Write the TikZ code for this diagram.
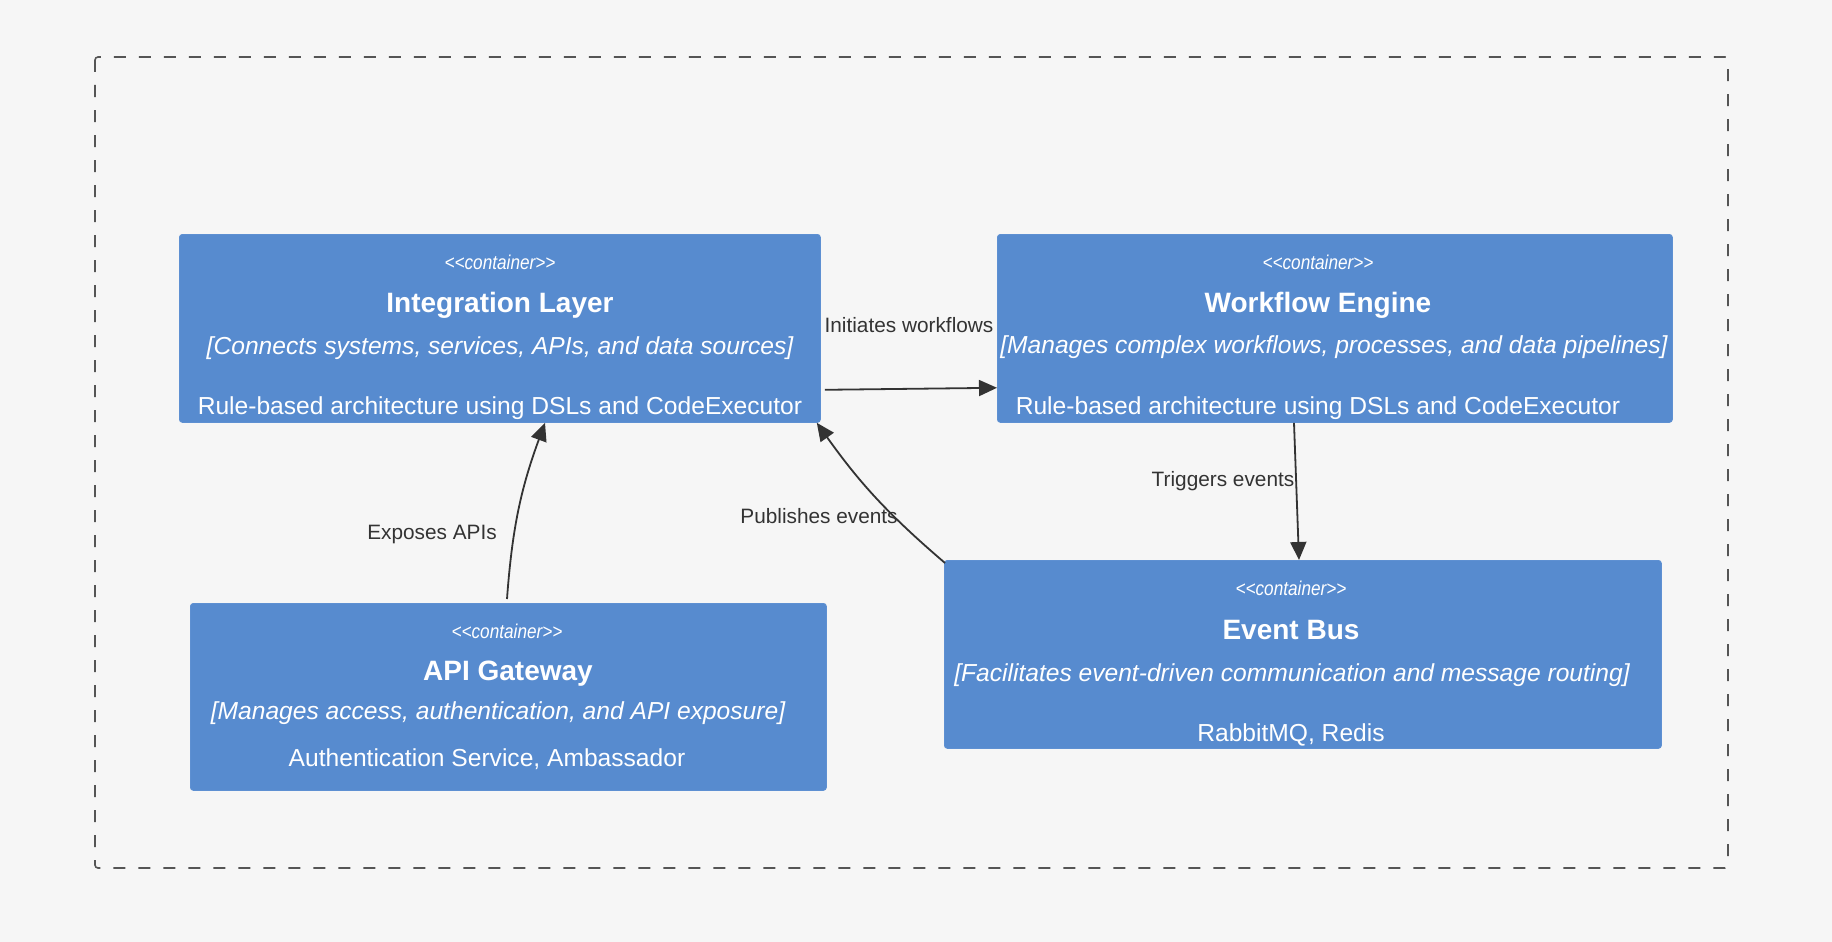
\documentclass[tikz,border=0pt]{standalone}
\usepackage{fontspec}
\setmainfont{Liberation Sans}
\usetikzlibrary{arrows.meta}
\definecolor{bg}{HTML}{F6F6F6}
\definecolor{boxblue}{HTML}{578BCF}
\definecolor{boxedge}{HTML}{5E90D2}
\definecolor{ink}{HTML}{333333}
\definecolor{framecol}{HTML}{555555}
\begin{document}
\begin{tikzpicture}[x=1pt,y=-1pt,
  container/.style={rectangle, rounded corners=3pt, fill=boxblue, draw=boxedge, line width=0.8pt, anchor=north west, inner sep=0pt},
  stereo/.style={text=white, font=\fontsize{20}{20}\selectfont\itshape, inner sep=0pt, text height=0.52em, text depth=0pt, yshift=-4pt},
  ctitle/.style={text=white, font=\fontsize{28}{28}\selectfont\bfseries, inner sep=0pt, text height=0.716em, text depth=0pt, yshift=-4.5pt},
  cdesc/.style={text=white, font=\fontsize{24.6}{24.6}\selectfont\itshape, inner sep=0pt, text height=0.716em, text depth=0pt, yshift=-4.5pt},
  ctech/.style={text=white, font=\fontsize{24.6}{24.6}\selectfont, inner sep=0pt, text height=0.716em, text depth=0pt, yshift=-4.5pt},
  rel/.style={draw=ink, line width=1.8pt, -{Triangle[length=18pt,width=16pt]}},
  rellabel/.style={text=ink, font=\fontsize{20.8}{20.8}\selectfont, inner sep=0pt, text height=0.716em, text depth=0pt, yshift=-4.5pt}
]
\useasboundingbox (0,0) rectangle (1832,942);
\fill[bg] (0,0) rectangle (1832,942);
\draw[framecol, line width=1.6pt, dash pattern=on 12pt off 13pt, rounded corners=3pt] (95,57) rectangle (1728,868);

% boxes
\node[container, minimum width=641pt, minimum height=188pt] (il) at (179,234) {};
\node[container, minimum width=675pt, minimum height=188pt] (we) at (997,234) {};
\node[container, minimum width=636pt, minimum height=187pt] (ag) at (190,603) {};
\node[container, minimum width=717pt, minimum height=188pt] (eb) at (944,560) {};

% Integration Layer texts
\node[stereo] (ils) at (500,263) {\scalebox{0.86}[1]{{<}{<}container{>}{>}}};
\node[ctitle] (ilt) at (500,304) {Integration Layer};
\node[cdesc] (ild) at (500,346) {[Connects systems, services, APIs, and data sources]};
\node[ctech] (ilx) at (500,406) {Rule-based architecture using DSLs and CodeExecutor};

% Workflow Engine texts
\node[stereo] (wes) at (1318,263) {\scalebox{0.86}[1]{{<}{<}container{>}{>}}};
\node[ctitle] (wet) at (1318,304) {Workflow Engine};
\node[cdesc] (wed) at (1334,345) {[Manages complex workflows, processes, and data pipelines]};
\node[ctech] (wex) at (1318,406) {Rule-based architecture using DSLs and CodeExecutor};

% API Gateway texts
\node[stereo] (ags) at (507,632) {\scalebox{0.86}[1]{{<}{<}container{>}{>}}};
\node[ctitle] (agt) at (508,672) {API Gateway};
\node[cdesc] (agd) at (498,711) {[Manages access, authentication, and API exposure]};
\node[ctech] (agx) at (487,758) {Authentication Service, Ambassador};

% Event Bus texts
\node[stereo] (ebs) at (1291,589) {\scalebox{0.86}[1]{{<}{<}container{>}{>}}};
\node[ctitle] (ebt) at (1291,631) {Event Bus};
\node[cdesc] (ebd) at (1292,673) {[Facilitates event-driven communication and message routing]};
\node[ctech] (ebx) at (1291,733) {RabbitMQ, Redis};

% relations
\draw[rel] ([xshift=4pt,yshift=33pt]il.south east) -- ([yshift=35pt]we.south west);
\draw[rel] ([xshift=297pt]we.south west) -- ([xshift=355pt]eb.north west);
\draw[rel] ([xshift=1pt,yshift=-3pt]eb.north west) to[bend left=7] ([xshift=-4pt]il.south east);
\draw[rel] ([xshift=317pt,yshift=4pt]ag.north west) to[bend left=8] ([xshift=366pt]il.south west);

% relation labels
\node[rellabel] (l1) at (909,324) {Initiates workflows};
\node[rellabel] (l2) at (1223,478) {Triggers events};
\node[rellabel] (l3) at (819,515) {Publishes events};
\node[rellabel] (l4) at (432,531) {Exposes APIs};
\end{tikzpicture}
\end{document}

- - - -

Aim of the exercise:
Could the lines from the top of the material through the line with "(ilx) at (500,406)" be repeated exactly, pictures left out?

Worked solution:
Write the TikZ code for this diagram.
\documentclass[tikz,border=0pt]{standalone}
\usepackage{fontspec}
\setmainfont{Liberation Sans}
\usetikzlibrary{arrows.meta}
\definecolor{bg}{HTML}{F6F6F6}
\definecolor{boxblue}{HTML}{578BCF}
\definecolor{boxedge}{HTML}{5E90D2}
\definecolor{ink}{HTML}{333333}
\definecolor{framecol}{HTML}{555555}
\begin{document}
\begin{tikzpicture}[x=1pt,y=-1pt,
  container/.style={rectangle, rounded corners=3pt, fill=boxblue, draw=boxedge, line width=0.8pt, anchor=north west, inner sep=0pt},
  stereo/.style={text=white, font=\fontsize{20}{20}\selectfont\itshape, inner sep=0pt, text height=0.52em, text depth=0pt, yshift=-4pt},
  ctitle/.style={text=white, font=\fontsize{28}{28}\selectfont\bfseries, inner sep=0pt, text height=0.716em, text depth=0pt, yshift=-4.5pt},
  cdesc/.style={text=white, font=\fontsize{24.6}{24.6}\selectfont\itshape, inner sep=0pt, text height=0.716em, text depth=0pt, yshift=-4.5pt},
  ctech/.style={text=white, font=\fontsize{24.6}{24.6}\selectfont, inner sep=0pt, text height=0.716em, text depth=0pt, yshift=-4.5pt},
  rel/.style={draw=ink, line width=1.8pt, -{Triangle[length=18pt,width=16pt]}},
  rellabel/.style={text=ink, font=\fontsize{20.8}{20.8}\selectfont, inner sep=0pt, text height=0.716em, text depth=0pt, yshift=-4.5pt}
]
\useasboundingbox (0,0) rectangle (1832,942);
\fill[bg] (0,0) rectangle (1832,942);
\draw[framecol, line width=1.6pt, dash pattern=on 12pt off 13pt, rounded corners=3pt] (95,57) rectangle (1728,868);

% boxes
\node[container, minimum width=641pt, minimum height=188pt] (il) at (179,234) {};
\node[container, minimum width=675pt, minimum height=188pt] (we) at (997,234) {};
\node[container, minimum width=636pt, minimum height=187pt] (ag) at (190,603) {};
\node[container, minimum width=717pt, minimum height=188pt] (eb) at (944,560) {};

% Integration Layer texts
\node[stereo] (ils) at (500,263) {\scalebox{0.86}[1]{{<}{<}container{>}{>}}};
\node[ctitle] (ilt) at (500,304) {Integration Layer};
\node[cdesc] (ild) at (500,346) {[Connects systems, services, APIs, and data sources]};
\node[ctech] (ilx) at (500,406) {Rule-based architecture using DSLs and CodeExecutor};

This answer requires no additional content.